Junto a estos compromisos hay otro, quizá incluso más relevante que los anteriores, que firmaron todos aquellos militares que, gozando de un anterior régimen más beneficioso para con ellos, pasaron a desempeñar un papel más gris en la sociedad. La renuncia de todos ellos fue aún mayor que las del resto. No podemos olvidar que para un militar el mayor de los honores es dar su vida por la bandera que jura defender, hasta la última gota de su sangre.

Pues bien, esos militares juraron en su momento una bandera con un escudo distinto al que hoy en día besan, redoblando así su promesa y confirmando que ellos servirán a un ente superior incluso al del Estado. A España representada en su bandera. Para ellos el ultraje a la bandera no es sólo una afrenta a un símbolo. También implica un repudio y rechazo a todos aquellos que sacrifican su vida por ella.

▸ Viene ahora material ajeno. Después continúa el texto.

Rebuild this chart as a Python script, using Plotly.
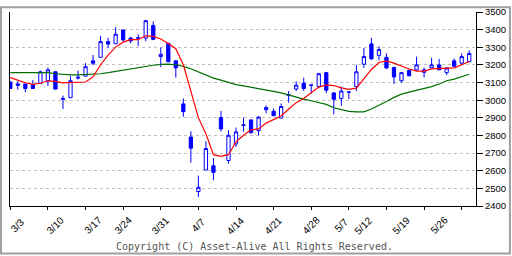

Como señalo, es difícil expresar con palabras el vínculo que existe entre un militar y la bandera que promete defender. Puede resultar incomprensible para un civil, pero el paso de militares por la política puede aportar nuevos valores a la vida pública, que, por definición, es la de todos. Quizá el principal valor que puedan transmitirnos es precisamente la existencia de un bien superior al individual.

Puede servirnos también para reforzar la existencia de un proyecto común en el que todos podamos sentirnos identificados y que no necesariamente debe consistir únicamente en la exaltación de los valores patrios. La educación pública y de calidad, la sanidad, la seguridad, la solidaridad, la cohesión y unidad interterritorial y la justicia también son principios que deberían estar englobados en la idea de España.

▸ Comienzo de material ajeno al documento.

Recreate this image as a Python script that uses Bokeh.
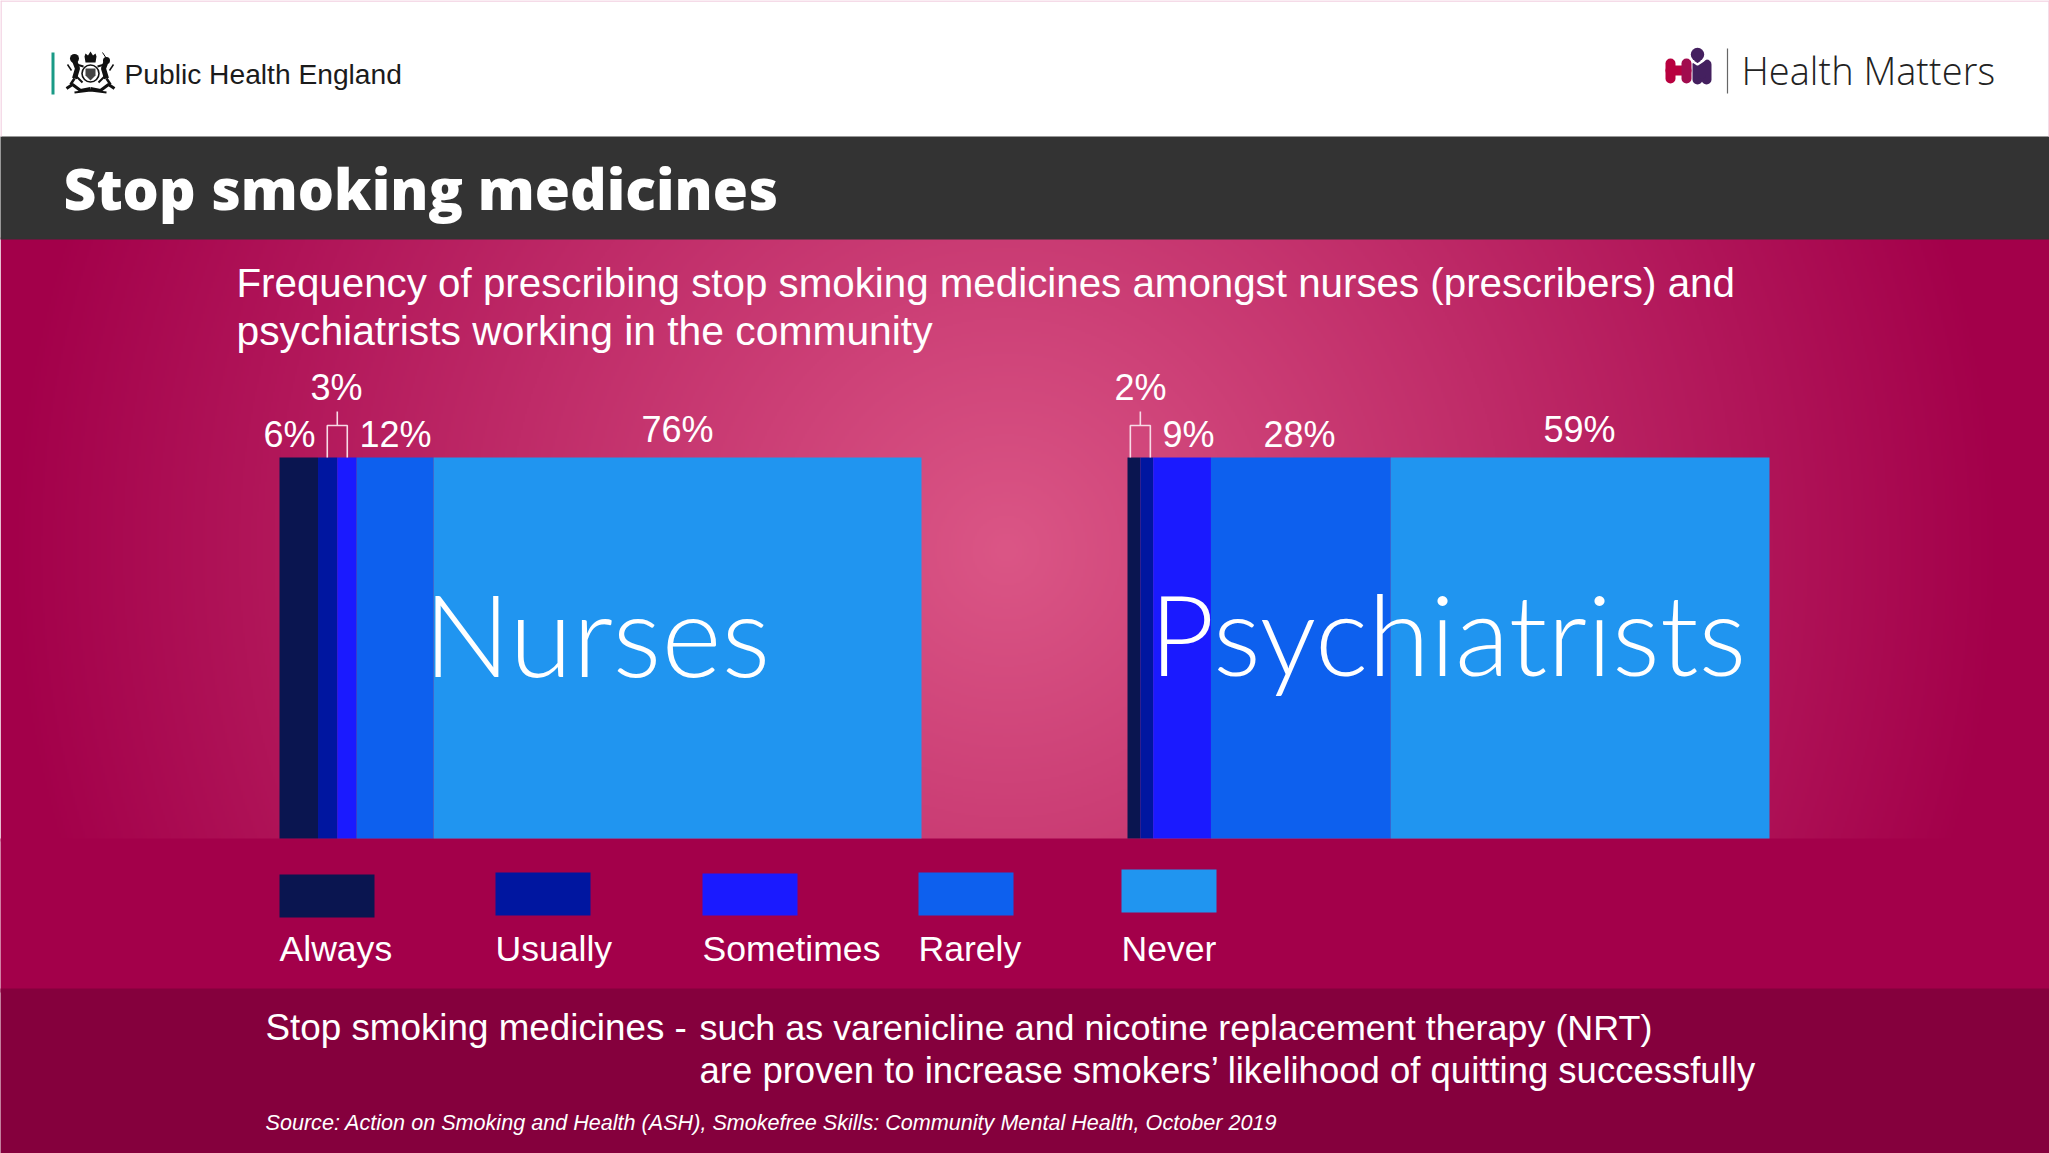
import numpy as np
from bokeh.plotting import figure
from bokeh.embed import file_html
from bokeh.resources import INLINE
from bokeh.models import Range1d
from bokeh.core.properties import value

# ---- data ----
categories = ["Always", "Usually", "Sometimes", "Rarely", "Never"]
nurses = [6, 3, 3, 12, 76]
psychiatrists = [2, 2, 9, 28, 59]
colors = ["#0a1550", "#0016a0", "#1a1aff", "#0d60ee", "#2095f0"]
nurse_labels = ["6%", "3%", "12%", "76%"]
psych_labels = ["2%", "9%", "28%", "59%"]

# ---- layout (pixels) ----
W, H = 2049, 1153
BAR_TOP, BAR_BOTTOM = 457, 838
PX_PER_PCT = 6.42
NURSE_X0, PSYCH_X0 = 279, 1127
nurse_label_xy = [(289, 447), (336, 400), (395, 447), (677, 442)]
psych_label_xy = [(1140, 400), (1188, 447), (1299, 447), (1579, 442)]
legend_x = [279, 495, 702, 918, 1121]
legend_w = 95
legend_y = [(874, 917), (872, 915), (873, 915), (872, 915), (869, 912)]
SANS = "Liberation Sans"
BASE_FIX = 0.35  # svg text sits this many ems below the requested baseline

p = figure(width=W, height=H, output_backend="svg", toolbar_location=None,
           x_range=Range1d(0, W), y_range=Range1d(H, 0),
           min_border=0, outline_line_color=None, background_fill_color="white")
p.axis.visible = False
p.grid.visible = False
p.styles = {"position": "absolute", "left": "0px", "top": "0px"}


def label(x, y, s, size, color="white", font=SANS, align="left", style="normal"):
    p.text([x], [y - BASE_FIX * size], text=[s], text_font=value(font), text_font_size=f"{size}px",
           text_color=color, text_align=align, text_baseline="alphabetic",
           text_font_style=style)


def box(x0, x1, y0, y1, color):
    p.quad(left=[x0], right=[x1], top=[y0], bottom=[y1], fill_color=color, line_color=None)


# ---- backgrounds: gradient first, solid bands overlap its edges ----
gx = np.arange(0, W, 2) + 1.0
gy = np.arange(237, 841, 2) + 1.0
xx, yy = np.meshgrid(gx, gy)
t = np.clip(np.hypot(xx - 1006, yy - 550) / 1000.0, 0, 1)
c0, c1 = np.array([0xdb, 0x56, 0x86]), np.array([0xa3, 0x00, 0x4a])
img = np.zeros(xx.shape, dtype=np.uint32)
v = img.view(dtype=np.uint8).reshape((*xx.shape, 4))
for k in range(3):
    v[..., k] = (c0[k] + (c1[k] - c0[k]) * t).astype(np.uint8)
v[..., 3] = 255
p.image_rgba(image=[img], x=0, y=237, dw=W, dh=604)
box(-2, W + 2, 838, 992, "#a3004a")
box(-2, W + 2, 988, H + 2, "#85003d")
box(-2, W + 2, 136, 239, "#333333")

# page hairlines
p.line([0.5, 0.5], [0, 136], line_color="#f2cfe0", line_width=1.5)
p.line([W - 0.5, W - 0.5], [0, 136], line_color="#f2cfe0", line_width=1.5)
p.line([0, W], [0.5, 0.5], line_color="#f2cfe0", line_width=1.5)

# ---- stacked bars ----
for vals, x0 in ((nurses, NURSE_X0), (psychiatrists, PSYCH_X0)):
    cum = np.cumsum([0] + vals) * PX_PER_PCT + x0
    p.quad(left=cum[:-1], right=cum[1:], top=BAR_TOP, bottom=BAR_BOTTOM,
           fill_color=colors, line_color=None)

# brackets for the thin segments
for stem_pct, x0 in ((nurses[0] + nurses[1], NURSE_X0), (psychiatrists[0], PSYCH_X0)):
    sx = x0 + stem_pct * PX_PER_PCT
    p.multi_line([[sx - 10, sx - 10, sx + 10, sx + 10], [sx, sx]],
                 [[BAR_TOP, 425, 425, BAR_TOP], [425, 411]],
                 line_color="#f7dbe6", line_width=1.6)

for txt, (x, y) in zip(nurse_labels + psych_labels, nurse_label_xy + psych_label_xy):
    label(x, y, txt, 36, align="center")

label(423, 672, "Nurses", 115, font="Lato Light")
label(1149, 671, "Psychiatrists", 112.5, font="Lato Light")

# ---- legend ----
for name, c, x, (y0, y1) in zip(categories, colors, legend_x, legend_y):
    box(x, x + legend_w, y0, y1, c)
    label(x, 961, name, 35.6)

# ---- titles & text ----
label(63, 207, "Stop smoking medicines", 57, font="Open Sans ExtraBold")
label(236, 297, "Frequency of prescribing stop smoking medicines amongst nurses (prescribers) and", 40.3)
label(236, 345, "psychiatrists working in the community", 40.8)
label(265, 1040, "Stop smoking medicines -", 36.8)
label(699, 1040, "such as varenicline and nicotine replacement therapy (NRT)", 35.9)
label(699, 1083, "are proven to increase smokers\u2019 likelihood of quitting successfully", 36.5)
label(265, 1130, "Source: Action on Smoking and Health (ASH), Smokefree Skills: Community Mental Health, October 2019",
      21.6, style="italic")

# ---- Public Health England mark ----
box(51, 54, 52, 94, "#1a9a86")
label(124, 83, "Public Health England", 28.2, color="#1b1b1b")
ink = "#111111"
p.scatter([74, 106], [58, 60], size=[9, 7], marker="circle", fill_color=ink, line_color=None)
p.multi_line(
    [[74, 77, 74], [76, 83], [74, 70], [76, 82], [71, 67],
     [106, 103, 106], [104, 97], [106, 110], [104, 98], [109, 113], [106, 102]],
    [[60, 68, 78], [64, 66], [78, 84], [76, 82], [70, 64],
     [60, 68, 78], [64, 66], [78, 84], [76, 82], [70, 64], [58, 52]],
    line_color=ink,
    line_width=[5, 2, 2.5, 2, 1.5, 5, 2, 2.5, 2, 1.5, 1])
p.patches([[84, 85, 87.5, 90, 92.5, 95, 96, 95, 85]],
          [[56, 53, 55, 51, 55, 53, 56, 62, 62]], fill_color=ink, line_color=None)
p.scatter([90], [73], size=17, marker="circle", fill_color="white", line_color=ink, line_width=1.6)
p.patches([[85, 95, 95, 90, 85]], [[68, 68, 75, 80, 75]], fill_color="#444444", line_color=None)
p.multi_line([[66, 72, 80, 90], [90, 100, 108, 114], [74, 90, 106]],
             [[88, 84, 90, 88], [88, 90, 84, 88], [92, 90, 92]],
             line_color=ink, line_width=[3, 3, 2])

# ---- Health Matters mark ----
p.multi_line([[1670, 1670], [1670, 1686]], [[63, 78], [70, 70]], line_color="#b8003f", line_width=10, line_cap="round")
p.line([1686, 1686], [63, 78], line_color="#a10c4e", line_width=10, line_cap="round")
p.multi_line([[1697, 1697], [1706, 1706], [1701.5, 1701.5]], [[64, 79], [64, 79], [66, 74]],
             line_color="#44205f", line_width=[10, 10, 8], line_cap="round")
p.line([1691, 1697, 1703, 1709], [60, 64, 60, 55], line_color="white", line_width=2.2)
p.scatter([1697], [54], size=13.4, marker="circle", fill_color="#44205f", line_color=None)
p.line([1727, 1727], [48, 93], line_color="#666666", line_width=1.2)
label(1741, 83, "Health Matters", 38, color="#222222", font="Open Sans Light")

open("out.html", "w").write(file_html(p, INLINE))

La célebre frase de Carl Philipp Gottlieb von Clausewitz, que afirma que la guerra es la continuación de la política por otros medios, siempre ha sido una referencia a la hora de explicar o entender la relación entre una sociedad y su Ejército. Esperemos que el tiempo nos de la razón y la participación de militares en la vida pública pase de ser un hecho puntual a una realidad que no nos sorprenda.